**EXERCISE DETAILS:** Return the listing below verbatim. Pictures do not belong in the copy.
>> BEGIN
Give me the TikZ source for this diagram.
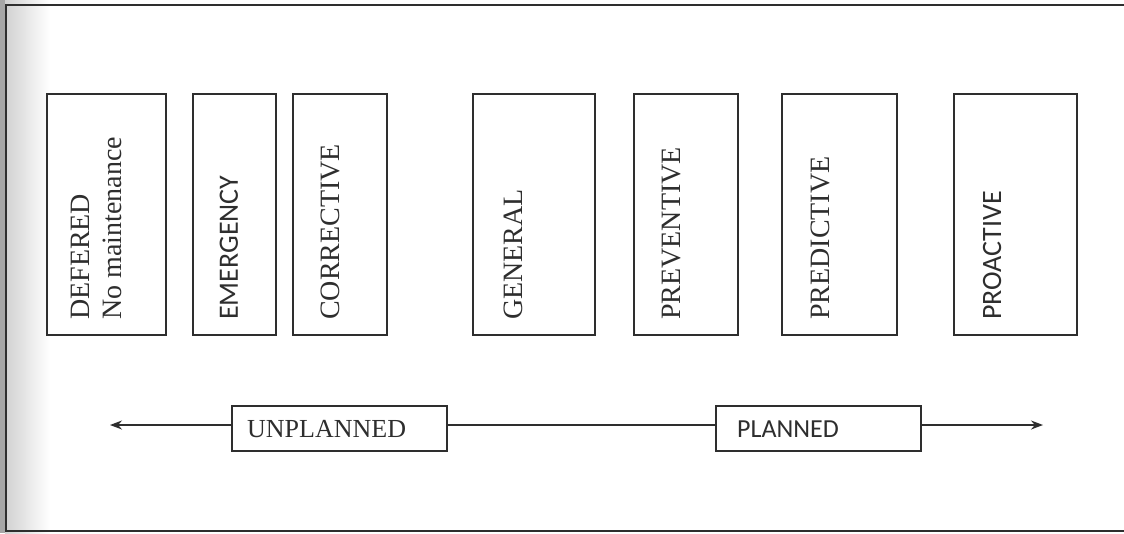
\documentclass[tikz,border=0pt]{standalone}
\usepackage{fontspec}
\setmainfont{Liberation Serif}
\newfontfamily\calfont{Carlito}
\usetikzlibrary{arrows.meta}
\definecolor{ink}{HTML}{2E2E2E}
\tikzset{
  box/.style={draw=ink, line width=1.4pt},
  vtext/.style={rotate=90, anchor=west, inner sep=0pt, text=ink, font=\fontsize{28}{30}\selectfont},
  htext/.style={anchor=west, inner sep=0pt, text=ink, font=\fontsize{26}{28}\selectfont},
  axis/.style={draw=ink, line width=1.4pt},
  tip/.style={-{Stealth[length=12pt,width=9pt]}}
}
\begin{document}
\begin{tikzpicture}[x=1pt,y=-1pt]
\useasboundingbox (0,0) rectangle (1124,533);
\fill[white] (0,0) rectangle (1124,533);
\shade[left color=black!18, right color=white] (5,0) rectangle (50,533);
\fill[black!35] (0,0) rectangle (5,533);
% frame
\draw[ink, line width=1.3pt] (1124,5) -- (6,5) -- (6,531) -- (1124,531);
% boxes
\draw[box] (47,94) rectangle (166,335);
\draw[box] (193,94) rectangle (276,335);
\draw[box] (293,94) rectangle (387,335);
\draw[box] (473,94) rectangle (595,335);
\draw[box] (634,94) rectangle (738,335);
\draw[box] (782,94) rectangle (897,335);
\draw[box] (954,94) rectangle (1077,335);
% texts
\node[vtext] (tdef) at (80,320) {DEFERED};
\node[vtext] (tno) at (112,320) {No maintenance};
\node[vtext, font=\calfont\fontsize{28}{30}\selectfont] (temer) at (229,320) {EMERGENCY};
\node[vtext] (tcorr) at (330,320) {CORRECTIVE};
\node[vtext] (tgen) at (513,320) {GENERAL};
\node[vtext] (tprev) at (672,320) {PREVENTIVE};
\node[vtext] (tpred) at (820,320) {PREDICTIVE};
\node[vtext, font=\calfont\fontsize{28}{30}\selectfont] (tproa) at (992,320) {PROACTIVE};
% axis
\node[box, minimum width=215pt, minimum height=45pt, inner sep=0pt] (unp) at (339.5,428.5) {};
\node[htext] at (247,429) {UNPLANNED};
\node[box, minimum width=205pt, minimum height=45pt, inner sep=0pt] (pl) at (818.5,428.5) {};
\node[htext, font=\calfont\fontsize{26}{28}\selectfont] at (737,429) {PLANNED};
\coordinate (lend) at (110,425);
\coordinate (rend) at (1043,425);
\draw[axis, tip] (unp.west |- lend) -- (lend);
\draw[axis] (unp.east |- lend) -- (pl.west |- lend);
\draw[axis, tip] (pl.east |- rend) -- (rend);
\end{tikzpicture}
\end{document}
>> END
**SOLUTION TO THIS EXERCISE:**
Give me the TikZ source for this diagram.
\documentclass[tikz,border=0pt]{standalone}
\usepackage{fontspec}
\setmainfont{Liberation Serif}
\newfontfamily\calfont{Carlito}
\usetikzlibrary{arrows.meta}
\definecolor{ink}{HTML}{2E2E2E}
\tikzset{
  box/.style={draw=ink, line width=1.4pt},
  vtext/.style={rotate=90, anchor=west, inner sep=0pt, text=ink, font=\fontsize{28}{30}\selectfont},
  htext/.style={anchor=west, inner sep=0pt, text=ink, font=\fontsize{26}{28}\selectfont},
  axis/.style={draw=ink, line width=1.4pt},
  tip/.style={-{Stealth[length=12pt,width=9pt]}}
}
\begin{document}
\begin{tikzpicture}[x=1pt,y=-1pt]
\useasboundingbox (0,0) rectangle (1124,533);
\fill[white] (0,0) rectangle (1124,533);
\shade[left color=black!18, right color=white] (5,0) rectangle (50,533);
\fill[black!35] (0,0) rectangle (5,533);
% frame
\draw[ink, line width=1.3pt] (1124,5) -- (6,5) -- (6,531) -- (1124,531);
% boxes
\draw[box] (47,94) rectangle (166,335);
\draw[box] (193,94) rectangle (276,335);
\draw[box] (293,94) rectangle (387,335);
\draw[box] (473,94) rectangle (595,335);
\draw[box] (634,94) rectangle (738,335);
\draw[box] (782,94) rectangle (897,335);
\draw[box] (954,94) rectangle (1077,335);
% texts
\node[vtext] (tdef) at (80,320) {DEFERED};
\node[vtext] (tno) at (112,320) {No maintenance};
\node[vtext, font=\calfont\fontsize{28}{30}\selectfont] (temer) at (229,320) {EMERGENCY};
\node[vtext] (tcorr) at (330,320) {CORRECTIVE};
\node[vtext] (tgen) at (513,320) {GENERAL};
\node[vtext] (tprev) at (672,320) {PREVENTIVE};
\node[vtext] (tpred) at (820,320) {PREDICTIVE};
\node[vtext, font=\calfont\fontsize{28}{30}\selectfont] (tproa) at (992,320) {PROACTIVE};
% axis
\node[box, minimum width=215pt, minimum height=45pt, inner sep=0pt] (unp) at (339.5,428.5) {};
\node[htext] at (247,429) {UNPLANNED};
\node[box, minimum width=205pt, minimum height=45pt, inner sep=0pt] (pl) at (818.5,428.5) {};
\node[htext, font=\calfont\fontsize{26}{28}\selectfont] at (737,429) {PLANNED};
\coordinate (lend) at (110,425);
\coordinate (rend) at (1043,425);
\draw[axis, tip] (unp.west |- lend) -- (lend);
\draw[axis] (unp.east |- lend) -- (pl.west |- lend);
\draw[axis, tip] (pl.east |- rend) -- (rend);
\end{tikzpicture}
\end{document}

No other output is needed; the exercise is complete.